----- SOURCE RECORDS
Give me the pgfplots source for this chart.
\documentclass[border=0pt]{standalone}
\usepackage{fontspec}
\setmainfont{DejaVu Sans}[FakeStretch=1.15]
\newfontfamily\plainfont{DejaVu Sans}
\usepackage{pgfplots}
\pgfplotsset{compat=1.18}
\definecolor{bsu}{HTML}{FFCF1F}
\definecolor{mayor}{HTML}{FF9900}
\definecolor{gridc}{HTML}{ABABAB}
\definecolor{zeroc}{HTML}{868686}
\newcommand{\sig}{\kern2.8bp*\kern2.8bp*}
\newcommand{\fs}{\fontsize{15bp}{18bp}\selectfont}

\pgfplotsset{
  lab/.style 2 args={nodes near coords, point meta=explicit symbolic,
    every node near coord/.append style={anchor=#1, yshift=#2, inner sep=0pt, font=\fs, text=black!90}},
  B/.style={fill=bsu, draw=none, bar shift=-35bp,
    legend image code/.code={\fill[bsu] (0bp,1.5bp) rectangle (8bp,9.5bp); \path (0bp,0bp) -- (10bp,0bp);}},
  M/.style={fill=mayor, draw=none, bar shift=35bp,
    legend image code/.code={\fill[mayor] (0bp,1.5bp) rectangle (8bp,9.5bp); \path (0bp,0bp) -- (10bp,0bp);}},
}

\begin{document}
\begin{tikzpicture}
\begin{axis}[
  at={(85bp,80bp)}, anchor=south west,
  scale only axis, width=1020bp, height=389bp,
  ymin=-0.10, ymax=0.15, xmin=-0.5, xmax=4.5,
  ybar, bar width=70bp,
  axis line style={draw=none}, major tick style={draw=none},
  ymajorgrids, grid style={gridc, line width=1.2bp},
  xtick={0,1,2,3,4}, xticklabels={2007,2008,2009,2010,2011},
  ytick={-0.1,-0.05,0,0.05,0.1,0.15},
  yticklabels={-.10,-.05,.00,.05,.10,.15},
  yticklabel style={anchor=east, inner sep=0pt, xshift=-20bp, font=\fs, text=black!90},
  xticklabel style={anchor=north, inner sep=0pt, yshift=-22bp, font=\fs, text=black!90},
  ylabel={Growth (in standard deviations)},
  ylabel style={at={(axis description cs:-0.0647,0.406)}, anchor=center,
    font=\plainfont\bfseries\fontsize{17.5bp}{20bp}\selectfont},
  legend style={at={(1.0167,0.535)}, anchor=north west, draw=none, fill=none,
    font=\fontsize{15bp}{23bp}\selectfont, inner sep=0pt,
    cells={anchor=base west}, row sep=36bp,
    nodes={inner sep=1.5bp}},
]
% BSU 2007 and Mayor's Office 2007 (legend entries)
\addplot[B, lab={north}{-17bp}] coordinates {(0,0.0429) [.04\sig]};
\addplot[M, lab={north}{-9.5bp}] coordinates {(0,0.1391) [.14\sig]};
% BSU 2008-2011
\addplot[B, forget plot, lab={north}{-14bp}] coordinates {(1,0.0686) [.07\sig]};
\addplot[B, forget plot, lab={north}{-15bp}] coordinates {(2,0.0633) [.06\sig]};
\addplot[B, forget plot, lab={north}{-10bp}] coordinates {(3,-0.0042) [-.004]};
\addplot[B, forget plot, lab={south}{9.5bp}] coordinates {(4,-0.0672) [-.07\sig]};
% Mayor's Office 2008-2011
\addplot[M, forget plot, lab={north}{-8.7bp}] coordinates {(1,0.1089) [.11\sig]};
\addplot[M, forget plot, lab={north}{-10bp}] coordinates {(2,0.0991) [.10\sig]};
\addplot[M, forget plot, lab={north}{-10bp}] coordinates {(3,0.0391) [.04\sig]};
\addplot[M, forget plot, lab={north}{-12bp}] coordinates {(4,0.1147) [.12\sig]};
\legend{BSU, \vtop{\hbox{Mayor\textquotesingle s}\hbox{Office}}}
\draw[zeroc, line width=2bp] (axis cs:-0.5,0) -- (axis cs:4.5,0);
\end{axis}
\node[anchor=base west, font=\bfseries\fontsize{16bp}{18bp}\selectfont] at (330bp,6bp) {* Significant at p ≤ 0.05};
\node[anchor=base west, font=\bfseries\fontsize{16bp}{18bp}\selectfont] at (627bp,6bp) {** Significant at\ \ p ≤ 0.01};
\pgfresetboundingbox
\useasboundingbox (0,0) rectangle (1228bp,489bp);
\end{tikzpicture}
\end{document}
----------
----- SOURCE RECORDS
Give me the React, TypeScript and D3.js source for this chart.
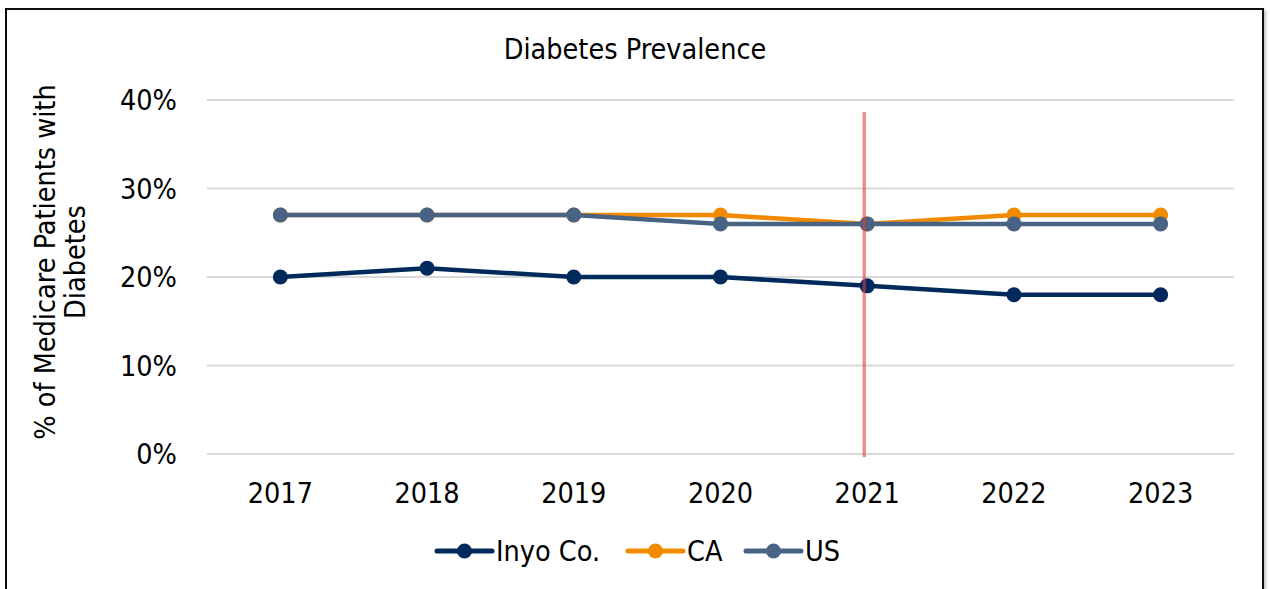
----------
----- SOURCE RECORDS
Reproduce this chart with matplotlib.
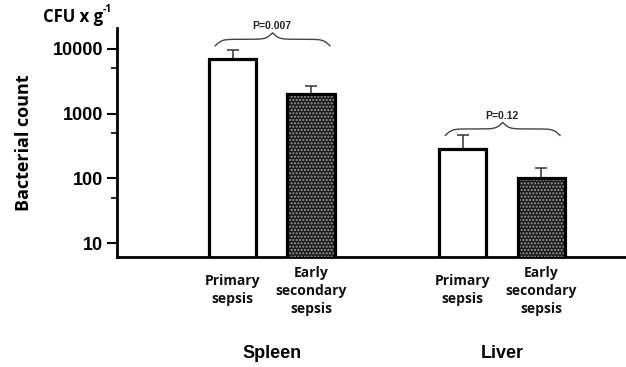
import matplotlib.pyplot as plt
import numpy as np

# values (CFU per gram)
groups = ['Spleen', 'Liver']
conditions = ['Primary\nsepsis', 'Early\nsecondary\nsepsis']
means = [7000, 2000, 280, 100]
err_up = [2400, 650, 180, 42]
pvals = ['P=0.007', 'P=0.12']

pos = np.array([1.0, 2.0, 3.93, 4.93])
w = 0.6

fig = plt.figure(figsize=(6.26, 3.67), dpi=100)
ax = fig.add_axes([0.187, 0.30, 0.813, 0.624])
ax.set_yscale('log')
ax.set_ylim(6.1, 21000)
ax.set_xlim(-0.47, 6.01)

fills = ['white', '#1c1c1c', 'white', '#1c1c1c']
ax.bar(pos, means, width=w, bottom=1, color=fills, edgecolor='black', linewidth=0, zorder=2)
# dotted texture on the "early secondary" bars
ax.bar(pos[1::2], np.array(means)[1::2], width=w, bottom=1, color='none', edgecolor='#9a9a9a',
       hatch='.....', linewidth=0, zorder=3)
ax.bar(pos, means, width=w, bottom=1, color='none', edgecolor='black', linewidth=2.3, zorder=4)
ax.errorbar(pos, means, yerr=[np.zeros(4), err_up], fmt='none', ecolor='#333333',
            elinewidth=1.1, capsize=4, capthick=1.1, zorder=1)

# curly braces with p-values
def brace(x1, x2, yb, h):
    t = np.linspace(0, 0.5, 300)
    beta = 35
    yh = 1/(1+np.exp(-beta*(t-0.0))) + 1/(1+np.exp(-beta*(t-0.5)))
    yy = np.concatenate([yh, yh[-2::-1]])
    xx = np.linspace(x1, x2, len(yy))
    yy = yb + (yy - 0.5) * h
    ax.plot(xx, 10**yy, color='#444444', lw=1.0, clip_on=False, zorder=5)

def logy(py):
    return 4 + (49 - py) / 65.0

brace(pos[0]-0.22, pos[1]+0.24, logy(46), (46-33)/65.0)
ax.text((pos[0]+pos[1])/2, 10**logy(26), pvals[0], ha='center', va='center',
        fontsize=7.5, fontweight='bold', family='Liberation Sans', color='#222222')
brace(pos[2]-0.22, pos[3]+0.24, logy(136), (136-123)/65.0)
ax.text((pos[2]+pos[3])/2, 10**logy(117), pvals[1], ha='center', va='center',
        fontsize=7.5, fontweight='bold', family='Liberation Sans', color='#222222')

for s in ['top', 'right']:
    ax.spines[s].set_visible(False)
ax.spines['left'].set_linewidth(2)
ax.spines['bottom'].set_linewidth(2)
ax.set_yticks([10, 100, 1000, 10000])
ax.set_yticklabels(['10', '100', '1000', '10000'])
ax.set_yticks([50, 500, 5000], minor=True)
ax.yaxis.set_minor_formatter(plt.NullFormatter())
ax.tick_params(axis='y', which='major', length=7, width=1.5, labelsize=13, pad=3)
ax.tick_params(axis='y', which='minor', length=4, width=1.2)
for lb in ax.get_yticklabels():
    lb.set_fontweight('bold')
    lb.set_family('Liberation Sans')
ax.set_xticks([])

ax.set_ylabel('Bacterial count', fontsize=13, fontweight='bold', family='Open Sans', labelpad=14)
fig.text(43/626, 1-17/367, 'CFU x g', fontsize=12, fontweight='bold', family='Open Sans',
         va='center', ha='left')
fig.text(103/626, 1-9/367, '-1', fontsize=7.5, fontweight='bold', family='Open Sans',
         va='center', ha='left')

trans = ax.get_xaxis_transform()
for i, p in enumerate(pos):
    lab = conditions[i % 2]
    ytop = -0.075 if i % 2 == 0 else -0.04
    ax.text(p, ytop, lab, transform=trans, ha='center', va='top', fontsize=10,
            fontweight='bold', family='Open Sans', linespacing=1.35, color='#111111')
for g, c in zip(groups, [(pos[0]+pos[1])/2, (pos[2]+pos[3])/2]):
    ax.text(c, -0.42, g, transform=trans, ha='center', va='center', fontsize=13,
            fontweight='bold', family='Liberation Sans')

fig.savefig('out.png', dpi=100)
----------
◆ EXERCISE AIM
Both the line with "Reproduce this chart with matplotlib." and the line with "ax.set_xlim(-0.47, 6.01)" belong in the copy, along with every line between them; set them down exactly and skip the pictures.

◆ WRITTEN ANSWER
Reproduce this chart with matplotlib.
import matplotlib.pyplot as plt
import numpy as np

# values (CFU per gram)
groups = ['Spleen', 'Liver']
conditions = ['Primary\nsepsis', 'Early\nsecondary\nsepsis']
means = [7000, 2000, 280, 100]
err_up = [2400, 650, 180, 42]
pvals = ['P=0.007', 'P=0.12']

pos = np.array([1.0, 2.0, 3.93, 4.93])
w = 0.6

fig = plt.figure(figsize=(6.26, 3.67), dpi=100)
ax = fig.add_axes([0.187, 0.30, 0.813, 0.624])
ax.set_yscale('log')
ax.set_ylim(6.1, 21000)
ax.set_xlim(-0.47, 6.01)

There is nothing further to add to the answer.